Challenge - Repeat every line below exactly, word for word.

== == ==

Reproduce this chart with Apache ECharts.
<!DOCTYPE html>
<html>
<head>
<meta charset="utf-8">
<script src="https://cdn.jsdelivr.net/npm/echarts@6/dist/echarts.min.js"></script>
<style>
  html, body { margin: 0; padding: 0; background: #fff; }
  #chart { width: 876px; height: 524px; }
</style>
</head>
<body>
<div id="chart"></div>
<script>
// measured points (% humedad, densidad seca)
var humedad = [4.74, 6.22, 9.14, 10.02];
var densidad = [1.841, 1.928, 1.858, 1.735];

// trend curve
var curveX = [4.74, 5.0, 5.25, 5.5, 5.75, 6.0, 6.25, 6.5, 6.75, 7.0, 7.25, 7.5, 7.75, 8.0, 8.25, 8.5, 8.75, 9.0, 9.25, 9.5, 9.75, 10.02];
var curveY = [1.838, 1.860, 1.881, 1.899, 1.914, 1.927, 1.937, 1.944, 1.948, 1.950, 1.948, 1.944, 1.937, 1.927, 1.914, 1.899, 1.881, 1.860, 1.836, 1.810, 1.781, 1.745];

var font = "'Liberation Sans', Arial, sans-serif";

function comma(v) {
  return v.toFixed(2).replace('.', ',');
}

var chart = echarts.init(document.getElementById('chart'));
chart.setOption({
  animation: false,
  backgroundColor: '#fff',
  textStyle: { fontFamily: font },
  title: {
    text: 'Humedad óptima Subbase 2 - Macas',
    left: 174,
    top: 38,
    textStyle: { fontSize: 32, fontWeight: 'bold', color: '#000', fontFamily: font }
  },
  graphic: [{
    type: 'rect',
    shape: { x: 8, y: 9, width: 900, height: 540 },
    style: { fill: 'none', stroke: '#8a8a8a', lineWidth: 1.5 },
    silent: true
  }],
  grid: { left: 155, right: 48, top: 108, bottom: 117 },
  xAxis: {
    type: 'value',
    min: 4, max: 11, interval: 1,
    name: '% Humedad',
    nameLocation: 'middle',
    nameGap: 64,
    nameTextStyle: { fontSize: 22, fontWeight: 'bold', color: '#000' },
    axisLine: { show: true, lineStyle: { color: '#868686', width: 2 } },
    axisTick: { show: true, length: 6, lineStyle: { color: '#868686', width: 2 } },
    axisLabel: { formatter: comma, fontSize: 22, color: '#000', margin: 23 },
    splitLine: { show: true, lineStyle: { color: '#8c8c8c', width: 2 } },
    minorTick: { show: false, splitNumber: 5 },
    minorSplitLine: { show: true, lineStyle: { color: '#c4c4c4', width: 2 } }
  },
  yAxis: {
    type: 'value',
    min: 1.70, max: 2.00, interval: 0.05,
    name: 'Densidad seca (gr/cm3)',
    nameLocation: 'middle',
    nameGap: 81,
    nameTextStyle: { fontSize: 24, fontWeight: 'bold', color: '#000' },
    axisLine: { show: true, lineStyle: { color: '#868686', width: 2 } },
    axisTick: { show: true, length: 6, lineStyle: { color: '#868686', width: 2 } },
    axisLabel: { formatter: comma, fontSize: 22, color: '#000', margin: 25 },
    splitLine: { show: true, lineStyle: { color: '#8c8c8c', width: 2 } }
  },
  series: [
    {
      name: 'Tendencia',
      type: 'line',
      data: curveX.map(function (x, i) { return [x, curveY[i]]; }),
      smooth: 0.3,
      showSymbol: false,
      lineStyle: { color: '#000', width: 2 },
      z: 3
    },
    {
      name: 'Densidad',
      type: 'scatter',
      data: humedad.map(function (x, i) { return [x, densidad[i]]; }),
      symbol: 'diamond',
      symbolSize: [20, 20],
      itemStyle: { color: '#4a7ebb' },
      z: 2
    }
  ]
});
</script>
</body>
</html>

== == ==

Solution for this problem -
Reproduce this chart with Apache ECharts.
<!DOCTYPE html>
<html>
<head>
<meta charset="utf-8">
<script src="https://cdn.jsdelivr.net/npm/echarts@6/dist/echarts.min.js"></script>
<style>
  html, body { margin: 0; padding: 0; background: #fff; }
  #chart { width: 876px; height: 524px; }
</style>
</head>
<body>
<div id="chart"></div>
<script>
// measured points (% humedad, densidad seca)
var humedad = [4.74, 6.22, 9.14, 10.02];
var densidad = [1.841, 1.928, 1.858, 1.735];

// trend curve
var curveX = [4.74, 5.0, 5.25, 5.5, 5.75, 6.0, 6.25, 6.5, 6.75, 7.0, 7.25, 7.5, 7.75, 8.0, 8.25, 8.5, 8.75, 9.0, 9.25, 9.5, 9.75, 10.02];
var curveY = [1.838, 1.860, 1.881, 1.899, 1.914, 1.927, 1.937, 1.944, 1.948, 1.950, 1.948, 1.944, 1.937, 1.927, 1.914, 1.899, 1.881, 1.860, 1.836, 1.810, 1.781, 1.745];

var font = "'Liberation Sans', Arial, sans-serif";

function comma(v) {
  return v.toFixed(2).replace('.', ',');
}

var chart = echarts.init(document.getElementById('chart'));
chart.setOption({
  animation: false,
  backgroundColor: '#fff',
  textStyle: { fontFamily: font },
  title: {
    text: 'Humedad óptima Subbase 2 - Macas',
    left: 174,
    top: 38,
    textStyle: { fontSize: 32, fontWeight: 'bold', color: '#000', fontFamily: font }
  },
  graphic: [{
    type: 'rect',
    shape: { x: 8, y: 9, width: 900, height: 540 },
    style: { fill: 'none', stroke: '#8a8a8a', lineWidth: 1.5 },
    silent: true
  }],
  grid: { left: 155, right: 48, top: 108, bottom: 117 },
  xAxis: {
    type: 'value',
    min: 4, max: 11, interval: 1,
    name: '% Humedad',
    nameLocation: 'middle',
    nameGap: 64,
    nameTextStyle: { fontSize: 22, fontWeight: 'bold', color: '#000' },
    axisLine: { show: true, lineStyle: { color: '#868686', width: 2 } },
    axisTick: { show: true, length: 6, lineStyle: { color: '#868686', width: 2 } },
    axisLabel: { formatter: comma, fontSize: 22, color: '#000', margin: 23 },
    splitLine: { show: true, lineStyle: { color: '#8c8c8c', width: 2 } },
    minorTick: { show: false, splitNumber: 5 },
    minorSplitLine: { show: true, lineStyle: { color: '#c4c4c4', width: 2 } }
  },
  yAxis: {
    type: 'value',
    min: 1.70, max: 2.00, interval: 0.05,
    name: 'Densidad seca (gr/cm3)',
    nameLocation: 'middle',
    nameGap: 81,
    nameTextStyle: { fontSize: 24, fontWeight: 'bold', color: '#000' },
    axisLine: { show: true, lineStyle: { color: '#868686', width: 2 } },
    axisTick: { show: true, length: 6, lineStyle: { color: '#868686', width: 2 } },
    axisLabel: { formatter: comma, fontSize: 22, color: '#000', margin: 25 },
    splitLine: { show: true, lineStyle: { color: '#8c8c8c', width: 2 } }
  },
  series: [
    {
      name: 'Tendencia',
      type: 'line',
      data: curveX.map(function (x, i) { return [x, curveY[i]]; }),
      smooth: 0.3,
      showSymbol: false,
      lineStyle: { color: '#000', width: 2 },
      z: 3
    },
    {
      name: 'Densidad',
      type: 'scatter',
      data: humedad.map(function (x, i) { return [x, densidad[i]]; }),
      symbol: 'diamond',
      symbolSize: [20, 20],
      itemStyle: { color: '#4a7ebb' },
      z: 2
    }
  ]
});
</script>
</body>
</html>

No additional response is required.